Design¶
ASSYST is designed around two principles:
small, orthogonal classes, and
clean, abstract interfaces between them.
This has advantages on heterogeneous HPC: the individual stages of an MLIP-generation workflow require very different resources (serial preparation, multi-node DFT, GPU-accelerated fitting), and a loosely coupled package lets each stage be dispatched independently — e.g. via executorlib. The same loose coupling is what keeps ASSYST future-proof against new MLIP architectures or new reference-data sources.
ASSYST is organised around four small, independent submodules — one per
stage of the training-set construction pipeline. Each submodule exposes a
top-level function that consumes an iterable of ase.Atoms and
produces another iterable of ase.Atoms, plus a family of small,
frozen dataclasses.dataclass() configuration objects that describe
how the stage should behave.
Outline of data and control flow in the package.

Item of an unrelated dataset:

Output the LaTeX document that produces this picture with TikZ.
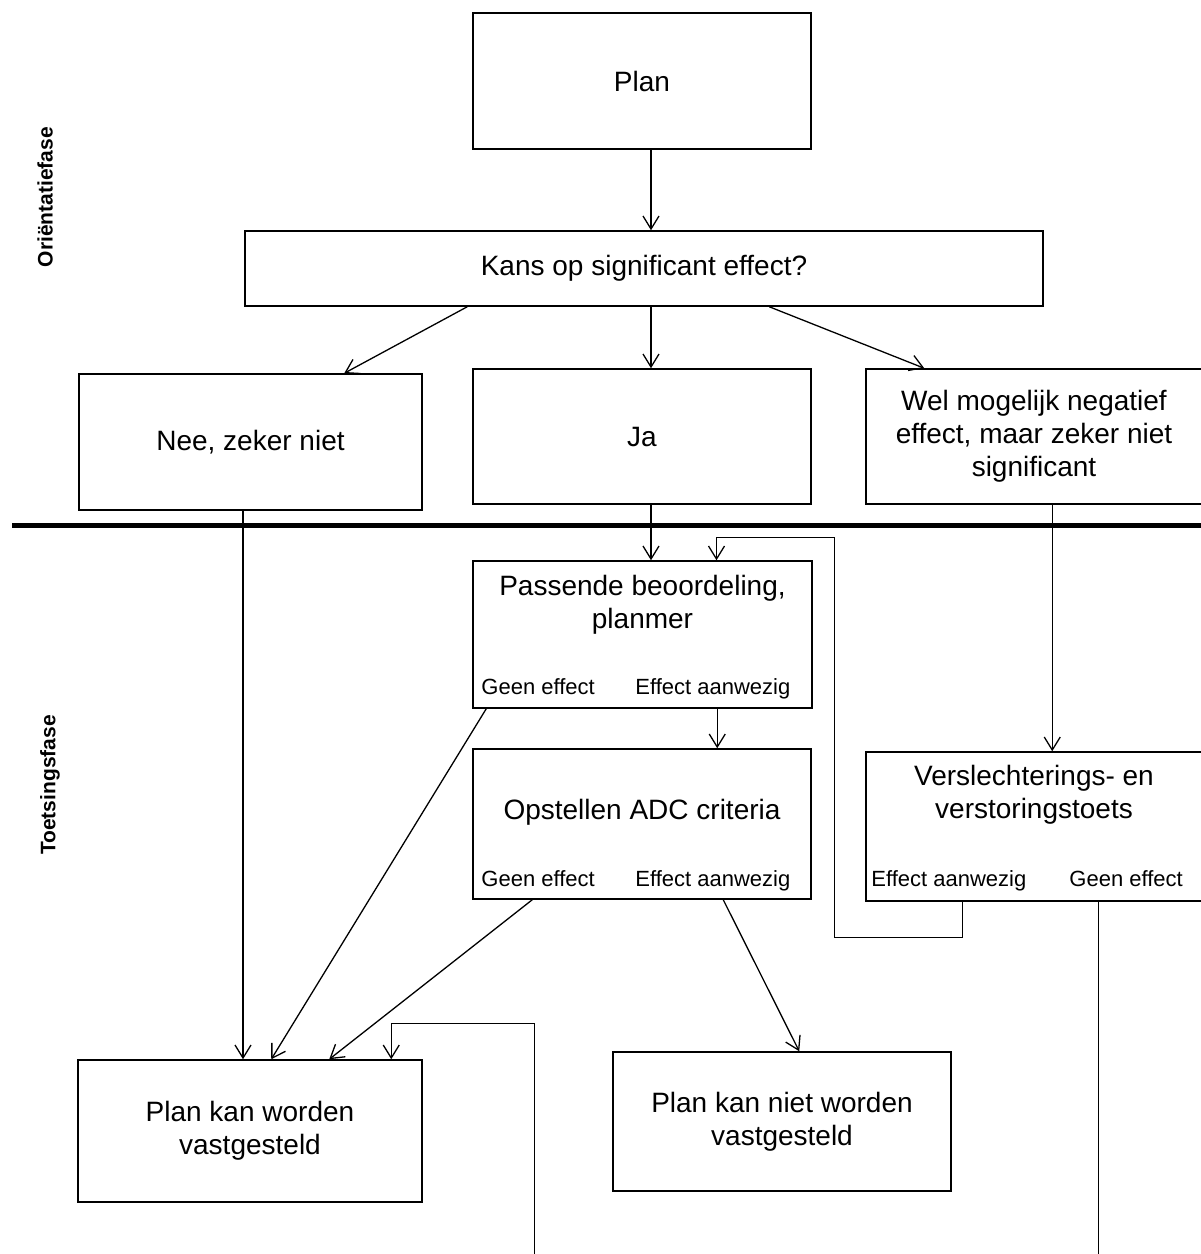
\documentclass[tikz,border=0pt]{standalone}
\usepackage{fontspec}
\setmainfont{Liberation Sans}
\usepackage{tikz}
\usetikzlibrary{arrows.meta, positioning, calc}

\begin{document}
\begin{tikzpicture}[x=1pt,y=-1pt]
    \tikzstyle{every node} = [font=\fontsize{28}{33}\selectfont]
    \tikzstyle{block} = [draw, rectangle, line width=1.5pt, inner sep=0pt, align=center]
    \tikzstyle{txt} = [inner sep=0pt, align=center]
    \tikzstyle{lbl} = [font=\fontsize{22}{26}\selectfont, inner sep=0pt, anchor=base west]
    \tikzstyle{phase} = [font=\fontsize{21}{25}\selectfont\bfseries, rotate=90, inner sep=0pt]
    \tikzstyle{arr} = [-{Straight Barb[length=13pt,width=16pt]}, line width=1.3pt]
    \useasboundingbox (0,0) rectangle (1201,1254);
    \clip (0,0) rectangle (1201,1254);
    % place nodes
    \node[block,minimum width=338pt,minimum height=136pt](plan) at (642,81){Plan};
    \node[block,minimum width=798pt,minimum height=75pt](kans) at (644,268.5){Kans op significant effect?};
    \node[block,minimum width=343pt,minimum height=136pt](nee) at (250.5,442){Nee, zeker niet};
    \node[block,minimum width=338pt,minimum height=135pt](ja) at (642,436.5){Ja};
    \node[block,minimum width=336pt,minimum height=135pt](wel) at (1034,436.5){Wel mogelijk negatief\\effect, maar zeker niet\\significant};
    \node[block,minimum width=339pt,minimum height=147pt](passend) at (642.5,634.5){};
    \node[block,minimum width=338pt,minimum height=150pt](adc) at (642,824){};
    \node[block,minimum width=336pt,minimum height=149pt](versl) at (1034,826.5){};
    \node[block,minimum width=344pt,minimum height=142pt](vast) at (250,1131){Plan kan worden\\vastgesteld};
    \node[block,minimum width=338pt,minimum height=139pt](nietvast) at (782,1121.5){Plan kan niet worden\\vastgesteld};
    % texts inside the boxes
    \node[txt,anchor=north](passendTxt) at ([yshift=-15pt]passend.north){Passende beoordeling,\\planmer};
    \node[lbl](passendGeen) at ([xshift=9pt,yshift=14pt]passend.south west){Geen effect};
    \node[lbl](passendEffect) at ([xshift=163pt,yshift=14pt]passend.south west){Effect aanwezig};
    \node[txt,anchor=north](adcTxt) at ([yshift=-51pt]adc.north){Opstellen ADC criteria};
    \node[lbl](adcGeen) at ([xshift=9pt,yshift=13pt]adc.south west){Geen effect};
    \node[lbl](adcEffect) at ([xshift=163pt,yshift=13pt]adc.south west){Effect aanwezig};
    \node[txt,anchor=north](verslTxt) at ([yshift=-14pt]versl.north){Verslechterings- en\\verstoringstoets};
    \node[lbl](verslEffect) at ([xshift=6pt,yshift=15pt]versl.south west){Effect aanwezig};
    \node[lbl](verslGeen) at ([xshift=204pt,yshift=15pt]versl.south west){Geen effect};
    % phases
    \node[phase](orient) at (45,197){Oriëntatiefase};
    \node[phase](toets) at (50,785){Toetsingsfase};
    \draw[line width=5pt] (12,525.5) -- (1210,525.5);
    % Connections
    \draw[arr] ([xshift=9pt]plan.south) -- ([xshift=9pt]plan.south |- kans.north);
    \draw[arr] ([xshift=7pt]kans.south) -- ([xshift=7pt]kans.south |- ja.north);
    \draw[arr] ([xshift=223pt]kans.south west) -- ([xshift=266pt]nee.north west);
    \draw[arr] ([xshift=525pt]kans.south west) -- ([xshift=59pt]wel.north west);
    \draw[arr] ([xshift=-7.5pt]nee.south) -- ([xshift=-7.5pt]nee.south |- vast.north);
    \draw[arr] ([xshift=9pt]ja.south) -- ([xshift=9pt]ja.south |- passend.north);
    \draw[arr] ([xshift=14pt]passend.south west) -- ([xshift=194pt]vast.north west);
    \draw[arr] ([xshift=245pt]passend.south west) -- ([xshift=245pt]passend.south west |- adc.north);
    \draw[arr] ([xshift=60pt]adc.south west) -- ([xshift=252pt]vast.north west);
    \draw[arr] ([xshift=251pt]adc.south west) -- ([xshift=187pt]nietvast.north west);
    \draw[arr] ([xshift=187pt]wel.south west) -- ([xshift=187pt]wel.south west |- versl.north);
    \draw[arr] ([xshift=97pt]versl.south west) |- ++(-128,36)
      |- ([xshift=74pt,yshift=23pt]passend.north) -- ([xshift=74pt]passend.north);
    \draw[arr] ([xshift=233pt]versl.south west) |- ++(-564,400)
      |- ([xshift=314pt,yshift=36pt]vast.north west) -- ([xshift=314pt]vast.north west);
\end{tikzpicture}
\end{document}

Green boxes are the
cleanly separated workflow steps; arrows between them show the flow of
generated structures as lists of ase.Atoms. Ochre boxes give
example code for the small modular classes that configure each step.
Violet boxes mark the points where ASSYST loosely couples to external
codes — either via the ASE calculator interface or by overloading a
minimal set of documented methods.¶
The pipeline¶
Reading the figure top-to-bottom, the canonical ASSYST workflow is:
assyst.crystals—sample()enumerates random symmetric crystals for the requested formulas and space groups.assyst.relaxations—relax()minimises each candidate using an ASE calculator, driven by aRelaxsubclass (VolumeRelax,SymmetryRelax,FullRelax, …).assyst.perturbations—perturb()expands each minimum into a cloud of nearby configurations viaRattle,Stretch, and their additive/random combinations.assyst.filters—filter()(the standard built-in) is composed withFilterBasesubclasses such asDistanceFilter,VolumeFilter,EnergyFilter, andForceFilterto discard pathological structures.

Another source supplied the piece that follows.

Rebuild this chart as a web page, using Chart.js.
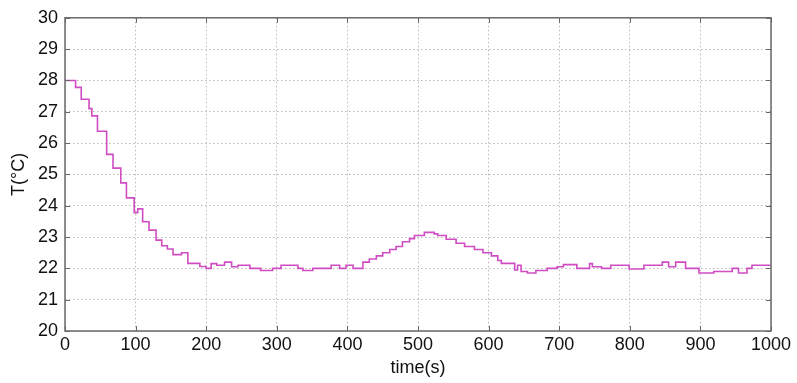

The stages are deliberately decoupled: each takes plain ASE atoms in and emits plain ASE atoms out, so any step can be skipped, swapped, or re-ordered without touching the others.
Why configuration objects?¶
Every stage separates what to do (the top-level function) from how to do it (the dataclass argument). This keeps three properties stable across the whole API:
Composability. Filters and perturbations support algebraic operators (
&,|,+,RandomChoice) so complex behaviour is built from small pieces rather than added as new keyword arguments.Reproducibility. Configuration objects are frozen dataclasses and therefore hashable and picklable — settings can be stored alongside the generated structures and reloaded verbatim.
Extensibility. Each configuration class is a small subclass with a single hook (e.g.
apply_filter_and_constraints()for relaxations,__call__()for filters). See Custom Relaxers for a worked example of plugging in a non-ASE engine.
Role of the ASE calculator¶
ASSYST never owns a reference method. An ase.calculators.calculator.Calculator
is passed into relax() and is the only place
energies and forces enter the pipeline. All other stages operate on pure
geometry, which is why a single workflow scales unchanged from a cheap
Morse potential during prototyping to production DFT runs.
Provenance and reproducibility¶
Each generated structure carries a UUID in Atoms.info that is updated
by assyst.utils.update_uuid() whenever a stage produces a new
structure from an existing one. Parent/child relationships between
structures are tracked alongside, so the full history of any data point
in the final training set is recoverable; this property is exercised in
the test suite. See Lineage Tracking and Metadata for the
downstream tooling that builds on it.
Where ASSYST relies on random initialisation or perturbation, the state of the underlying random number generators is exposed so that runs can be reproduced bit-for-bit.